Copy everything from the line with "Write the D3.js code for this chart." down to the line with "plotH = H - margin.top - margin.bottom;", inclusive of both, exactly as written; leave out all pictures.

AVAILABLE RECORDS —
+ + +

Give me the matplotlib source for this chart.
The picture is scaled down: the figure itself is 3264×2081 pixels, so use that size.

+ + +

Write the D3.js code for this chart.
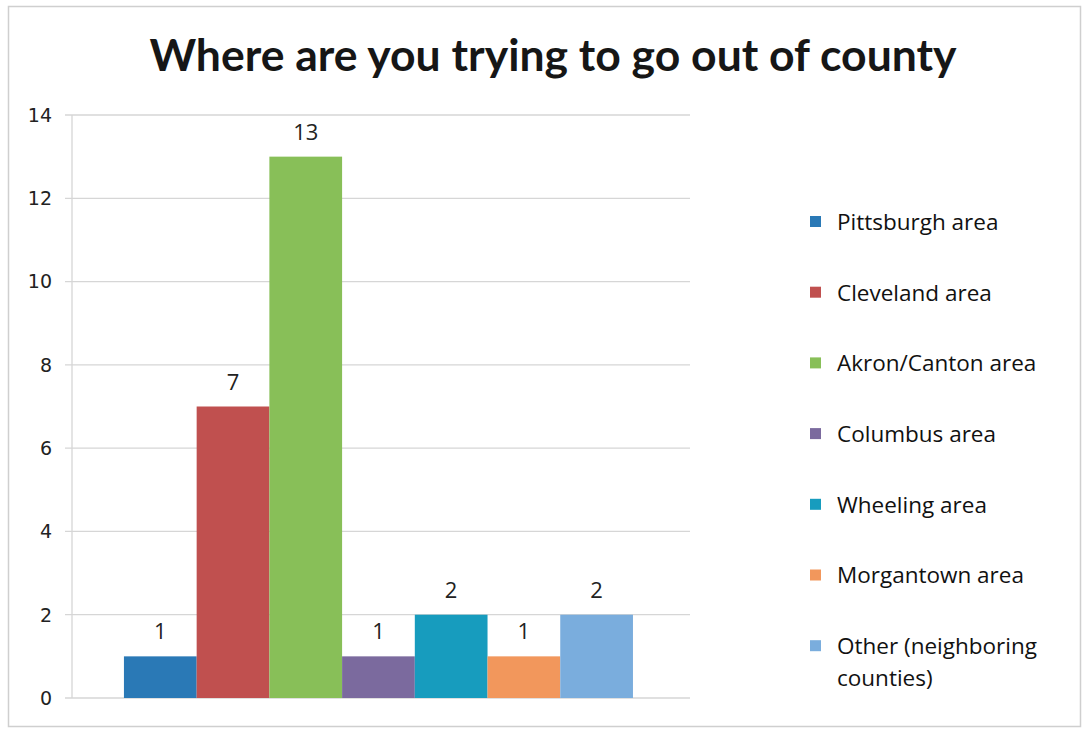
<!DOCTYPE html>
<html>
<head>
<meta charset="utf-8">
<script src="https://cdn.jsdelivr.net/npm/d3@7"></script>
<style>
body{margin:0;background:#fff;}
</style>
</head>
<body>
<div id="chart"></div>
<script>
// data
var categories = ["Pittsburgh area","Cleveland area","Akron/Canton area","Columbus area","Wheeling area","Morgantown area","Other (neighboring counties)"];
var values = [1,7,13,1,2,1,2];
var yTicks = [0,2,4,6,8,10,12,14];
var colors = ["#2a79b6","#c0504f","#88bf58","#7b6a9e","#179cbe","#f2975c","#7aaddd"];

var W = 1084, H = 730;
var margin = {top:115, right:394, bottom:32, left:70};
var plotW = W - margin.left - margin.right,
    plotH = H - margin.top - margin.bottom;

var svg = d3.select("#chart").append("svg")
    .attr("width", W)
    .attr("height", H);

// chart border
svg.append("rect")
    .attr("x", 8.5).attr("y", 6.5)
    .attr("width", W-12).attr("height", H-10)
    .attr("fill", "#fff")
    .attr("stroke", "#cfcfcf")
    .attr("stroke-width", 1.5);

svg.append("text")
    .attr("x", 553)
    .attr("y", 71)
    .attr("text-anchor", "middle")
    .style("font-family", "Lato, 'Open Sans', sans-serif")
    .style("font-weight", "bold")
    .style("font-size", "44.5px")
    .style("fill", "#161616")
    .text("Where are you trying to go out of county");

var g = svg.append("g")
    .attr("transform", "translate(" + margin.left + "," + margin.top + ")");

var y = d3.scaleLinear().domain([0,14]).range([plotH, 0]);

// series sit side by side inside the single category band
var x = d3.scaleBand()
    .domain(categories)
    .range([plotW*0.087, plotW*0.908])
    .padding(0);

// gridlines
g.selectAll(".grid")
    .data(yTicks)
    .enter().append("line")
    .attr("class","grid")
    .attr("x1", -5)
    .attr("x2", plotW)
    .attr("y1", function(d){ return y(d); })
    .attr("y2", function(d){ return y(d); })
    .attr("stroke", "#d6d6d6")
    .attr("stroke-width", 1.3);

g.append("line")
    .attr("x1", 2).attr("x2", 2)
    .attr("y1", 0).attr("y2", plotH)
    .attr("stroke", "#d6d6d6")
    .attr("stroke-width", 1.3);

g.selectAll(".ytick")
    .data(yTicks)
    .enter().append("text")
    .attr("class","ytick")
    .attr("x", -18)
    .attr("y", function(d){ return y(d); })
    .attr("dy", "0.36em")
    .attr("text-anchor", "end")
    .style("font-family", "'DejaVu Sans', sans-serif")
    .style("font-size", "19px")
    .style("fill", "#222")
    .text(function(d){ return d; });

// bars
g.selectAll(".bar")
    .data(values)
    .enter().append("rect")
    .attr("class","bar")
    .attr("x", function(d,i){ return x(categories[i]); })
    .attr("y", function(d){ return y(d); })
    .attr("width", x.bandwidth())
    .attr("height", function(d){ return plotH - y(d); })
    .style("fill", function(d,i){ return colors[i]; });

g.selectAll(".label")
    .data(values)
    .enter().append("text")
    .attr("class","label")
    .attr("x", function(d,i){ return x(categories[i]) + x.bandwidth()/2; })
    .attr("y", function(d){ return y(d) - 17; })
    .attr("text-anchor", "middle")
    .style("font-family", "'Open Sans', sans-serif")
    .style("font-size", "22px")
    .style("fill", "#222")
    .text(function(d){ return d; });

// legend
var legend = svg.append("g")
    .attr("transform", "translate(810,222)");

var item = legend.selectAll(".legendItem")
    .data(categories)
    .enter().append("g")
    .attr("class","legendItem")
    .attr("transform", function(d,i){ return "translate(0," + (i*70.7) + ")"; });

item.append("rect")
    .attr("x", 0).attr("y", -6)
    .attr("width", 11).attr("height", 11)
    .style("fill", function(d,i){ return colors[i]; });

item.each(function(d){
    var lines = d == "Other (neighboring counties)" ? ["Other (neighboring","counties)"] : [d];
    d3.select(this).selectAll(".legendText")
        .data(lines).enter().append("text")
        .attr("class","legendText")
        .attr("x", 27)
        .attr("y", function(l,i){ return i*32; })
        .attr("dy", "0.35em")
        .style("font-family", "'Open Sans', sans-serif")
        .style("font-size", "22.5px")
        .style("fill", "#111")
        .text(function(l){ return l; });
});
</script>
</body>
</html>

+ + +

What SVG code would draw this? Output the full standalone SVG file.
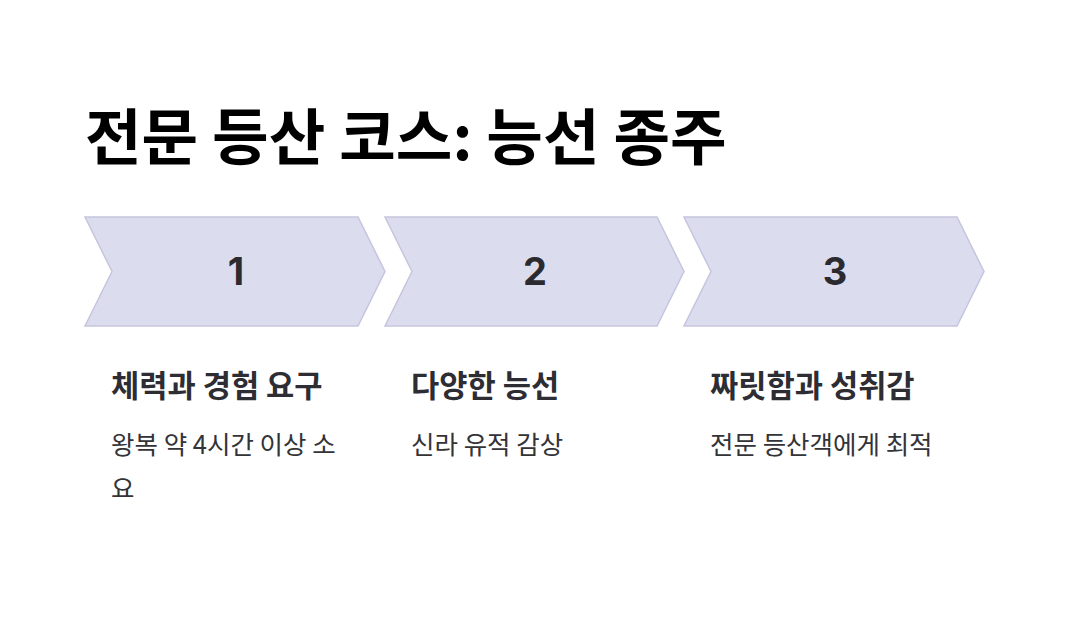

+ + +

SOLUTION —
Write the D3.js code for this chart.
<!DOCTYPE html>
<html>
<head>
<meta charset="utf-8">
<script src="https://cdn.jsdelivr.net/npm/d3@7"></script>
<style>
body{margin:0;background:#fff;}
</style>
</head>
<body>
<div id="chart"></div>
<script>
// data
var categories = ["Pittsburgh area","Cleveland area","Akron/Canton area","Columbus area","Wheeling area","Morgantown area","Other (neighboring counties)"];
var values = [1,7,13,1,2,1,2];
var yTicks = [0,2,4,6,8,10,12,14];
var colors = ["#2a79b6","#c0504f","#88bf58","#7b6a9e","#179cbe","#f2975c","#7aaddd"];

var W = 1084, H = 730;
var margin = {top:115, right:394, bottom:32, left:70};
var plotW = W - margin.left - margin.right,
    plotH = H - margin.top - margin.bottom;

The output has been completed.